• _STORED DATA_:
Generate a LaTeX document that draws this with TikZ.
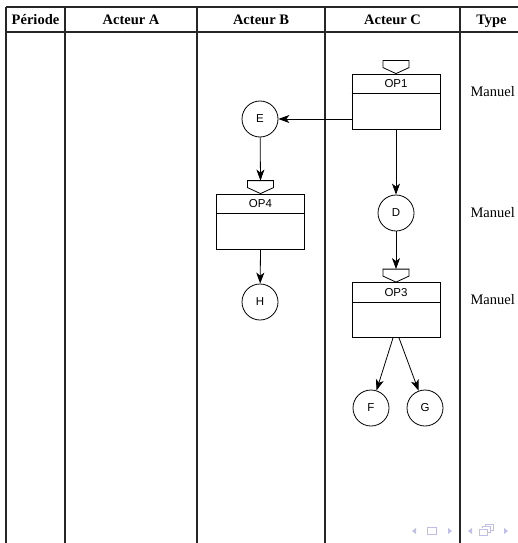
\documentclass[tikz,border=0pt]{standalone}
\usepackage{fontspec}
\setmainfont{Liberation Serif}
\setsansfont{Liberation Sans}
\usetikzlibrary{arrows.meta,positioning,calc}
\definecolor{navLilac}{RGB}{190,190,230}

% operation box: name, centre, label
\newcommand{\opbox}[3]{%
  \node[op] (#1) at (#2) {};
  \draw[opline] ($(#1.north west)+(0,20)$) -- ($(#1.north east)+(0,20)$);
  \node[oplabel] at ($(#1.north)+(0,10)$) {#3};
  \draw[opline] (#1.north) -- ++(-13,-6) -- ++(0,-7) -- ++(26,0) -- ++(0,7) -- cycle;
  \coordinate (#1-in) at ($(#1.north)+(0,-13)$);
}

\begin{document}
\begin{tikzpicture}[x=1pt, y=-1pt,
    lane/.style={line width=1.4pt, black!85},
    head/.style={font=\fontsize{14.5}{17}\selectfont\bfseries, anchor=base},
    kind/.style={font=\fontsize{14.5}{17}\selectfont, anchor=west},
    opline/.style={line width=0.8pt},
    op/.style={rectangle, draw, opline, minimum width=88pt, minimum height=55pt, inner sep=0pt},
    oplabel/.style={font=\fontsize{11.5}{13}\selectfont\sffamily, inner sep=0pt},
    ev/.style={circle, draw, opline, minimum size=36pt, inner sep=0pt,
               font=\fontsize{11.5}{13}\selectfont\sffamily},
    arr/.style={-{Stealth[length=11pt, width=8pt, inset=3pt]}, opline},
    nav/.style={fill=navLilac, draw=none}]

    \useasboundingbox (0,0) rectangle (518,543);

    % Table frame
    \draw[lane] (6,7) -- (518,7);
    \draw[lane] (6,32) -- (518,32);
    \foreach \x in {6,65,197,325,460}
      \draw[lane] (\x,7) -- (\x,543);

    % Column heads
    \node[head] (hper) at (35.5,25) {Période};
    \node[head] (ha) at (131,25) {Acteur A};
    \node[head] (hb) at (261,25) {Acteur B};
    \node[head] (hc) at (392.5,25) {Acteur C};
    \node[head] (htype) at (491.5,25) {Type};

    % Operations
    \opbox{op1}{396,101.5}{OP1}
    \opbox{op4}{260.5,221.5}{OP4}
    \opbox{op3}{396,310}{OP3}

    % Events
    \node[ev] (E) at (260,119) {E};
    \node[ev] (H) at (260,302) {H};
    \node[ev] (D) at (396,213) {D};
    \node[ev] (F) at (371,408) {F};
    \node[ev] (G) at (425,408) {G};

    % Flow
    \draw[arr] (E -| op1.west) -- (E);
    \draw[arr] (E) -- (op4-in);
    \draw[arr] (op4.south) -- (H);
    \draw[arr] (op1.south) -- (D);
    \draw[arr] (D) -- (op3-in);
    \draw[arr] ($(op3.south)+(-3,0)$) -- (F);
    \draw[arr] ($(op3.south)+(3,0)$) -- (G);

    % Type column
    \node[kind] (t1) at (467,92) {Manuel};
    \node[kind] (t2) at (467,213) {Manuel};
    \node[kind] (t3) at (467,300) {Manuel};

    % Navigation symbols
    \fill[nav] (416,528) -- (412,531) -- (416,534) -- cycle;
    \draw[navLilac, line width=0.8pt] (427,527.5) rectangle (436,534.5);
    \fill[nav] (448,528) -- (452,531) -- (448,534) -- cycle;
    \fill[nav] (472,528) -- (468,531) -- (472,534) -- cycle;
    \draw[navLilac, line width=0.8pt] (479,529.5) rectangle (487,535.5);
    \draw[navLilac, line width=0.8pt] (482,527) -- (482,526.5) -- (490,526.5) -- (490,532.5) -- (487,532.5);
    \draw[navLilac, line width=0.8pt] (485,526.5) -- (485,524) -- (493,524) -- (493,530) -- (490,530);
    \fill[nav] (504,528) -- (508,531) -- (504,534) -- cycle;

\end{tikzpicture}
\end{document}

• _STATED GOAL_: Set the listing down in full and exactly. Pictures within it should not appear in the copy.

• _FULL RESPONSE_:
Generate a LaTeX document that draws this with TikZ.
\documentclass[tikz,border=0pt]{standalone}
\usepackage{fontspec}
\setmainfont{Liberation Serif}
\setsansfont{Liberation Sans}
\usetikzlibrary{arrows.meta,positioning,calc}
\definecolor{navLilac}{RGB}{190,190,230}

% operation box: name, centre, label
\newcommand{\opbox}[3]{%
  \node[op] (#1) at (#2) {};
  \draw[opline] ($(#1.north west)+(0,20)$) -- ($(#1.north east)+(0,20)$);
  \node[oplabel] at ($(#1.north)+(0,10)$) {#3};
  \draw[opline] (#1.north) -- ++(-13,-6) -- ++(0,-7) -- ++(26,0) -- ++(0,7) -- cycle;
  \coordinate (#1-in) at ($(#1.north)+(0,-13)$);
}

\begin{document}
\begin{tikzpicture}[x=1pt, y=-1pt,
    lane/.style={line width=1.4pt, black!85},
    head/.style={font=\fontsize{14.5}{17}\selectfont\bfseries, anchor=base},
    kind/.style={font=\fontsize{14.5}{17}\selectfont, anchor=west},
    opline/.style={line width=0.8pt},
    op/.style={rectangle, draw, opline, minimum width=88pt, minimum height=55pt, inner sep=0pt},
    oplabel/.style={font=\fontsize{11.5}{13}\selectfont\sffamily, inner sep=0pt},
    ev/.style={circle, draw, opline, minimum size=36pt, inner sep=0pt,
               font=\fontsize{11.5}{13}\selectfont\sffamily},
    arr/.style={-{Stealth[length=11pt, width=8pt, inset=3pt]}, opline},
    nav/.style={fill=navLilac, draw=none}]

    \useasboundingbox (0,0) rectangle (518,543);

    % Table frame
    \draw[lane] (6,7) -- (518,7);
    \draw[lane] (6,32) -- (518,32);
    \foreach \x in {6,65,197,325,460}
      \draw[lane] (\x,7) -- (\x,543);

    % Column heads
    \node[head] (hper) at (35.5,25) {Période};
    \node[head] (ha) at (131,25) {Acteur A};
    \node[head] (hb) at (261,25) {Acteur B};
    \node[head] (hc) at (392.5,25) {Acteur C};
    \node[head] (htype) at (491.5,25) {Type};

    % Operations
    \opbox{op1}{396,101.5}{OP1}
    \opbox{op4}{260.5,221.5}{OP4}
    \opbox{op3}{396,310}{OP3}

    % Events
    \node[ev] (E) at (260,119) {E};
    \node[ev] (H) at (260,302) {H};
    \node[ev] (D) at (396,213) {D};
    \node[ev] (F) at (371,408) {F};
    \node[ev] (G) at (425,408) {G};

    % Flow
    \draw[arr] (E -| op1.west) -- (E);
    \draw[arr] (E) -- (op4-in);
    \draw[arr] (op4.south) -- (H);
    \draw[arr] (op1.south) -- (D);
    \draw[arr] (D) -- (op3-in);
    \draw[arr] ($(op3.south)+(-3,0)$) -- (F);
    \draw[arr] ($(op3.south)+(3,0)$) -- (G);

    % Type column
    \node[kind] (t1) at (467,92) {Manuel};
    \node[kind] (t2) at (467,213) {Manuel};
    \node[kind] (t3) at (467,300) {Manuel};

    % Navigation symbols
    \fill[nav] (416,528) -- (412,531) -- (416,534) -- cycle;
    \draw[navLilac, line width=0.8pt] (427,527.5) rectangle (436,534.5);
    \fill[nav] (448,528) -- (452,531) -- (448,534) -- cycle;
    \fill[nav] (472,528) -- (468,531) -- (472,534) -- cycle;
    \draw[navLilac, line width=0.8pt] (479,529.5) rectangle (487,535.5);
    \draw[navLilac, line width=0.8pt] (482,527) -- (482,526.5) -- (490,526.5) -- (490,532.5) -- (487,532.5);
    \draw[navLilac, line width=0.8pt] (485,526.5) -- (485,524) -- (493,524) -- (493,530) -- (490,530);
    \fill[nav] (504,528) -- (508,531) -- (504,534) -- cycle;

\end{tikzpicture}
\end{document}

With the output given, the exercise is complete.